--- Begin ---

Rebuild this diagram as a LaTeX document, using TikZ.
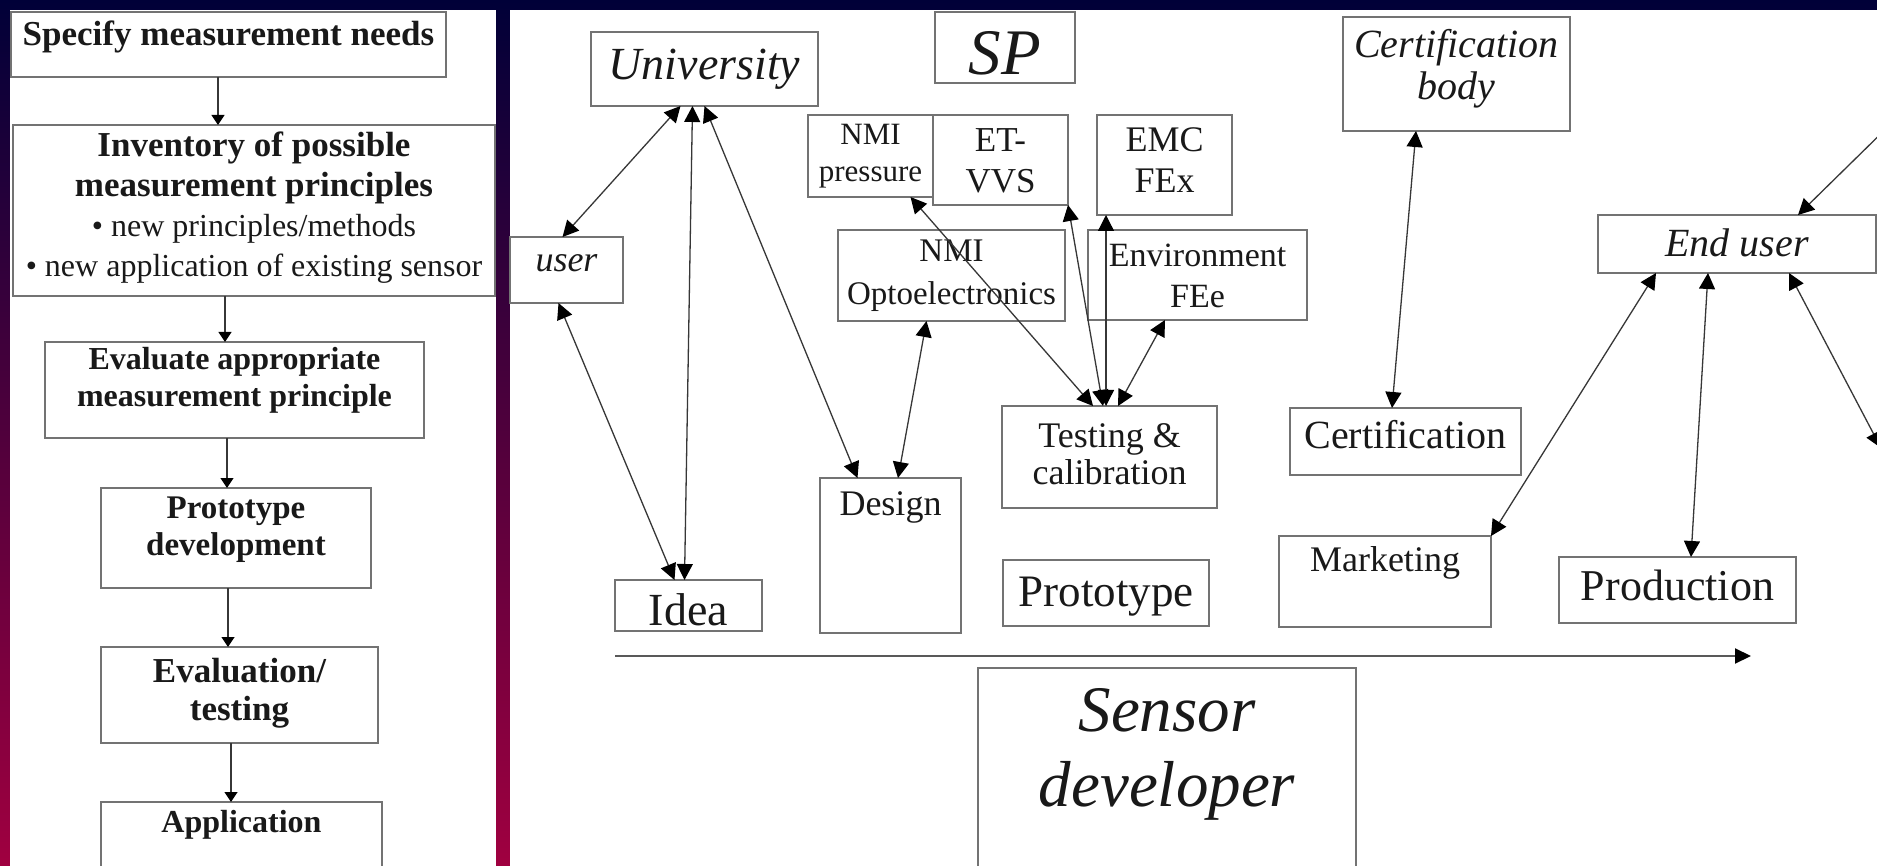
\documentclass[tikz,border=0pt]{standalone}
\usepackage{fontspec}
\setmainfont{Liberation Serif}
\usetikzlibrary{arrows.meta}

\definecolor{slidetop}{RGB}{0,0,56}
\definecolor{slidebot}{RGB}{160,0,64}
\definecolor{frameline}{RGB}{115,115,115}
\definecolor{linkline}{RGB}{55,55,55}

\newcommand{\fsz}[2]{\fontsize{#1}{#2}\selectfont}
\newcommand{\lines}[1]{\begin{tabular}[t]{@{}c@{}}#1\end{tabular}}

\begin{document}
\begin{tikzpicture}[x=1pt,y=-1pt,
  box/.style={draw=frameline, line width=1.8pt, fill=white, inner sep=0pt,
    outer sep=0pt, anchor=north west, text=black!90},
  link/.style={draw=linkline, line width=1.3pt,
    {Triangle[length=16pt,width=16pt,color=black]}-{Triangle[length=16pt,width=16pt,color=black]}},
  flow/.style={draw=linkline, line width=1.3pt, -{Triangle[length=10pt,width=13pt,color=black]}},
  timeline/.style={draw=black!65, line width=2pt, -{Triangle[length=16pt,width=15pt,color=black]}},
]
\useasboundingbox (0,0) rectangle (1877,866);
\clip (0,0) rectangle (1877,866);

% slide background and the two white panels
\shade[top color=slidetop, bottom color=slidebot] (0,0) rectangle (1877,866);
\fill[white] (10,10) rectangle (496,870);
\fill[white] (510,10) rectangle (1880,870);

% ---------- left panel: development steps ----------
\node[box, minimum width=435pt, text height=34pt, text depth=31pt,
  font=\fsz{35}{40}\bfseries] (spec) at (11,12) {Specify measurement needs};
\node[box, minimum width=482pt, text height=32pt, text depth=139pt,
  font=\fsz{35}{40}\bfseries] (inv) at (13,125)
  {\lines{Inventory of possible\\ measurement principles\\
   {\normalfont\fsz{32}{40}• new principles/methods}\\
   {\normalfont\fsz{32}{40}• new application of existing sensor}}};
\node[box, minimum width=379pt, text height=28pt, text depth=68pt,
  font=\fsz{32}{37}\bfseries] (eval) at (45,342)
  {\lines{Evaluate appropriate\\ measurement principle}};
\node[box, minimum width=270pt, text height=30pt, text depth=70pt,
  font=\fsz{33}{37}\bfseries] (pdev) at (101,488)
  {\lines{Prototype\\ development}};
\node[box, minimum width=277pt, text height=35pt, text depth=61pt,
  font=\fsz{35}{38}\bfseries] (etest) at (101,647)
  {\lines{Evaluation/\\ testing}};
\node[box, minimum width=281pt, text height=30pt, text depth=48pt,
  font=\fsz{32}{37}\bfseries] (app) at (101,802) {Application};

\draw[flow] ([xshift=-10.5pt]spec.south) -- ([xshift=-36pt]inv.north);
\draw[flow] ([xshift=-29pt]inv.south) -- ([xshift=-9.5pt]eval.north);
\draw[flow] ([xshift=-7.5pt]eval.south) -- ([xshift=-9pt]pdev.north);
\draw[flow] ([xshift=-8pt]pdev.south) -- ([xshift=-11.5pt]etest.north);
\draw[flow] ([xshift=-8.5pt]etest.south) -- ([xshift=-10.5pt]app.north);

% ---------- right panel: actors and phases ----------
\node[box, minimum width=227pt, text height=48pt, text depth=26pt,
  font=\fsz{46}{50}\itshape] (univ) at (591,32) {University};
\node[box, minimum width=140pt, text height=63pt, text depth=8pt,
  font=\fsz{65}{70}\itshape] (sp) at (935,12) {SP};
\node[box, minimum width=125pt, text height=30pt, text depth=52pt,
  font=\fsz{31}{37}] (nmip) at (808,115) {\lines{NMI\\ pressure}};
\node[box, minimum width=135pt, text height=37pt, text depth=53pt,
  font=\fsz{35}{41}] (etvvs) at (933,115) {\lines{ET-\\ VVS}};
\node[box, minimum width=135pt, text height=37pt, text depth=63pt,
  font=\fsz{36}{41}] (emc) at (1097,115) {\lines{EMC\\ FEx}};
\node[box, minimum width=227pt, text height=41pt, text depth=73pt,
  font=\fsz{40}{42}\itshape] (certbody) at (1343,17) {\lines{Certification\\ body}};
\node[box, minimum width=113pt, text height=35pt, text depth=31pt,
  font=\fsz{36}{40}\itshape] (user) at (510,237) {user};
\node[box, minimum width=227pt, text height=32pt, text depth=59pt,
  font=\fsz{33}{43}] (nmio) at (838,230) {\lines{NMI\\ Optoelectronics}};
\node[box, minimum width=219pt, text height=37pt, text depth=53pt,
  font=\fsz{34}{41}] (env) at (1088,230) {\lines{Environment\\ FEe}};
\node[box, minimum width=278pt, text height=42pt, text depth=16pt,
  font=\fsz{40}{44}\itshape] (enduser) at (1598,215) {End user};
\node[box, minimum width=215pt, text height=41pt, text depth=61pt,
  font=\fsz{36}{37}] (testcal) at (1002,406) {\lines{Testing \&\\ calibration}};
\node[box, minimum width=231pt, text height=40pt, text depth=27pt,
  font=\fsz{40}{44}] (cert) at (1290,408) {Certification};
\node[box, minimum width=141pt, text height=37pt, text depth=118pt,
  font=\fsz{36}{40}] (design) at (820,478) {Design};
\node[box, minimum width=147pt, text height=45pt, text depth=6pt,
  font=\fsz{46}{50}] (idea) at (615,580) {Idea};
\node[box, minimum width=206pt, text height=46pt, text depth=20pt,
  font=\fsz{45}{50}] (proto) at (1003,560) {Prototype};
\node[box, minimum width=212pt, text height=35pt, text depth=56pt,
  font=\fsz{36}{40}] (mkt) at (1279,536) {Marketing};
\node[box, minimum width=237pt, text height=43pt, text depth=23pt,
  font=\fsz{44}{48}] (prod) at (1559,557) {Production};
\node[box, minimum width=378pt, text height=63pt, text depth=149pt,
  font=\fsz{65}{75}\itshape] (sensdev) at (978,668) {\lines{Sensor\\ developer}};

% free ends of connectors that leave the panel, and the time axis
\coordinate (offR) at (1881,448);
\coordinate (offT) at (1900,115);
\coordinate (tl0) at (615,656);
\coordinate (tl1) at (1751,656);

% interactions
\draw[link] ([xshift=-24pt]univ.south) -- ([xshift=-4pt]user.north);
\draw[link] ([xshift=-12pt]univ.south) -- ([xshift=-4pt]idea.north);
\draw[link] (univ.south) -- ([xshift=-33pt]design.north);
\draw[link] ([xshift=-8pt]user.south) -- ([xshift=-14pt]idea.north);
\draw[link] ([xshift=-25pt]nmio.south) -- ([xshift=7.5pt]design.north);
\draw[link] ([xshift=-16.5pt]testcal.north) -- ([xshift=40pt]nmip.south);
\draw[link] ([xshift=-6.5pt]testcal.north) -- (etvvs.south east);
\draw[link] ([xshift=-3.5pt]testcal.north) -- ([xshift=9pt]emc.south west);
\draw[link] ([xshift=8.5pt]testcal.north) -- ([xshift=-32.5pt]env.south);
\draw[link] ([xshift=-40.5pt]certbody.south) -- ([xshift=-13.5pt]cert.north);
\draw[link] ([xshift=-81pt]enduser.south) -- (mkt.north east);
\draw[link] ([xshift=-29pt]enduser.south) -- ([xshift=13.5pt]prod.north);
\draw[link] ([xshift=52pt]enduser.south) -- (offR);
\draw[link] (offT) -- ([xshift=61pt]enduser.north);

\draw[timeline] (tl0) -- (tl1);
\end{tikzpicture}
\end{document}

--- End ---

> [Task instructions] Reproduce the material above in full and without alteration, but skip all pictures.

> [Result of this task]
Rebuild this diagram as a LaTeX document, using TikZ.
\documentclass[tikz,border=0pt]{standalone}
\usepackage{fontspec}
\setmainfont{Liberation Serif}
\usetikzlibrary{arrows.meta}

\definecolor{slidetop}{RGB}{0,0,56}
\definecolor{slidebot}{RGB}{160,0,64}
\definecolor{frameline}{RGB}{115,115,115}
\definecolor{linkline}{RGB}{55,55,55}

\newcommand{\fsz}[2]{\fontsize{#1}{#2}\selectfont}
\newcommand{\lines}[1]{\begin{tabular}[t]{@{}c@{}}#1\end{tabular}}

\begin{document}
\begin{tikzpicture}[x=1pt,y=-1pt,
  box/.style={draw=frameline, line width=1.8pt, fill=white, inner sep=0pt,
    outer sep=0pt, anchor=north west, text=black!90},
  link/.style={draw=linkline, line width=1.3pt,
    {Triangle[length=16pt,width=16pt,color=black]}-{Triangle[length=16pt,width=16pt,color=black]}},
  flow/.style={draw=linkline, line width=1.3pt, -{Triangle[length=10pt,width=13pt,color=black]}},
  timeline/.style={draw=black!65, line width=2pt, -{Triangle[length=16pt,width=15pt,color=black]}},
]
\useasboundingbox (0,0) rectangle (1877,866);
\clip (0,0) rectangle (1877,866);

% slide background and the two white panels
\shade[top color=slidetop, bottom color=slidebot] (0,0) rectangle (1877,866);
\fill[white] (10,10) rectangle (496,870);
\fill[white] (510,10) rectangle (1880,870);

% ---------- left panel: development steps ----------
\node[box, minimum width=435pt, text height=34pt, text depth=31pt,
  font=\fsz{35}{40}\bfseries] (spec) at (11,12) {Specify measurement needs};
\node[box, minimum width=482pt, text height=32pt, text depth=139pt,
  font=\fsz{35}{40}\bfseries] (inv) at (13,125)
  {\lines{Inventory of possible\\ measurement principles\\
   {\normalfont\fsz{32}{40}• new principles/methods}\\
   {\normalfont\fsz{32}{40}• new application of existing sensor}}};
\node[box, minimum width=379pt, text height=28pt, text depth=68pt,
  font=\fsz{32}{37}\bfseries] (eval) at (45,342)
  {\lines{Evaluate appropriate\\ measurement principle}};
\node[box, minimum width=270pt, text height=30pt, text depth=70pt,
  font=\fsz{33}{37}\bfseries] (pdev) at (101,488)
  {\lines{Prototype\\ development}};
\node[box, minimum width=277pt, text height=35pt, text depth=61pt,
  font=\fsz{35}{38}\bfseries] (etest) at (101,647)
  {\lines{Evaluation/\\ testing}};
\node[box, minimum width=281pt, text height=30pt, text depth=48pt,
  font=\fsz{32}{37}\bfseries] (app) at (101,802) {Application};

\draw[flow] ([xshift=-10.5pt]spec.south) -- ([xshift=-36pt]inv.north);
\draw[flow] ([xshift=-29pt]inv.south) -- ([xshift=-9.5pt]eval.north);
\draw[flow] ([xshift=-7.5pt]eval.south) -- ([xshift=-9pt]pdev.north);
\draw[flow] ([xshift=-8pt]pdev.south) -- ([xshift=-11.5pt]etest.north);
\draw[flow] ([xshift=-8.5pt]etest.south) -- ([xshift=-10.5pt]app.north);

% ---------- right panel: actors and phases ----------
\node[box, minimum width=227pt, text height=48pt, text depth=26pt,
  font=\fsz{46}{50}\itshape] (univ) at (591,32) {University};
\node[box, minimum width=140pt, text height=63pt, text depth=8pt,
  font=\fsz{65}{70}\itshape] (sp) at (935,12) {SP};
\node[box, minimum width=125pt, text height=30pt, text depth=52pt,
  font=\fsz{31}{37}] (nmip) at (808,115) {\lines{NMI\\ pressure}};
\node[box, minimum width=135pt, text height=37pt, text depth=53pt,
  font=\fsz{35}{41}] (etvvs) at (933,115) {\lines{ET-\\ VVS}};
\node[box, minimum width=135pt, text height=37pt, text depth=63pt,
  font=\fsz{36}{41}] (emc) at (1097,115) {\lines{EMC\\ FEx}};
\node[box, minimum width=227pt, text height=41pt, text depth=73pt,
  font=\fsz{40}{42}\itshape] (certbody) at (1343,17) {\lines{Certification\\ body}};
\node[box, minimum width=113pt, text height=35pt, text depth=31pt,
  font=\fsz{36}{40}\itshape] (user) at (510,237) {user};
\node[box, minimum width=227pt, text height=32pt, text depth=59pt,
  font=\fsz{33}{43}] (nmio) at (838,230) {\lines{NMI\\ Optoelectronics}};
\node[box, minimum width=219pt, text height=37pt, text depth=53pt,
  font=\fsz{34}{41}] (env) at (1088,230) {\lines{Environment\\ FEe}};
\node[box, minimum width=278pt, text height=42pt, text depth=16pt,
  font=\fsz{40}{44}\itshape] (enduser) at (1598,215) {End user};
\node[box, minimum width=215pt, text height=41pt, text depth=61pt,
  font=\fsz{36}{37}] (testcal) at (1002,406) {\lines{Testing \&\\ calibration}};
\node[box, minimum width=231pt, text height=40pt, text depth=27pt,
  font=\fsz{40}{44}] (cert) at (1290,408) {Certification};
\node[box, minimum width=141pt, text height=37pt, text depth=118pt,
  font=\fsz{36}{40}] (design) at (820,478) {Design};
\node[box, minimum width=147pt, text height=45pt, text depth=6pt,
  font=\fsz{46}{50}] (idea) at (615,580) {Idea};
\node[box, minimum width=206pt, text height=46pt, text depth=20pt,
  font=\fsz{45}{50}] (proto) at (1003,560) {Prototype};
\node[box, minimum width=212pt, text height=35pt, text depth=56pt,
  font=\fsz{36}{40}] (mkt) at (1279,536) {Marketing};
\node[box, minimum width=237pt, text height=43pt, text depth=23pt,
  font=\fsz{44}{48}] (prod) at (1559,557) {Production};
\node[box, minimum width=378pt, text height=63pt, text depth=149pt,
  font=\fsz{65}{75}\itshape] (sensdev) at (978,668) {\lines{Sensor\\ developer}};

% free ends of connectors that leave the panel, and the time axis
\coordinate (offR) at (1881,448);
\coordinate (offT) at (1900,115);
\coordinate (tl0) at (615,656);
\coordinate (tl1) at (1751,656);

% interactions
\draw[link] ([xshift=-24pt]univ.south) -- ([xshift=-4pt]user.north);
\draw[link] ([xshift=-12pt]univ.south) -- ([xshift=-4pt]idea.north);
\draw[link] (univ.south) -- ([xshift=-33pt]design.north);
\draw[link] ([xshift=-8pt]user.south) -- ([xshift=-14pt]idea.north);
\draw[link] ([xshift=-25pt]nmio.south) -- ([xshift=7.5pt]design.north);
\draw[link] ([xshift=-16.5pt]testcal.north) -- ([xshift=40pt]nmip.south);
\draw[link] ([xshift=-6.5pt]testcal.north) -- (etvvs.south east);
\draw[link] ([xshift=-3.5pt]testcal.north) -- ([xshift=9pt]emc.south west);
\draw[link] ([xshift=8.5pt]testcal.north) -- ([xshift=-32.5pt]env.south);
\draw[link] ([xshift=-40.5pt]certbody.south) -- ([xshift=-13.5pt]cert.north);
\draw[link] ([xshift=-81pt]enduser.south) -- (mkt.north east);
\draw[link] ([xshift=-29pt]enduser.south) -- ([xshift=13.5pt]prod.north);
\draw[link] ([xshift=52pt]enduser.south) -- (offR);
\draw[link] (offT) -- ([xshift=61pt]enduser.north);

\draw[timeline] (tl0) -- (tl1);
\end{tikzpicture}
\end{document}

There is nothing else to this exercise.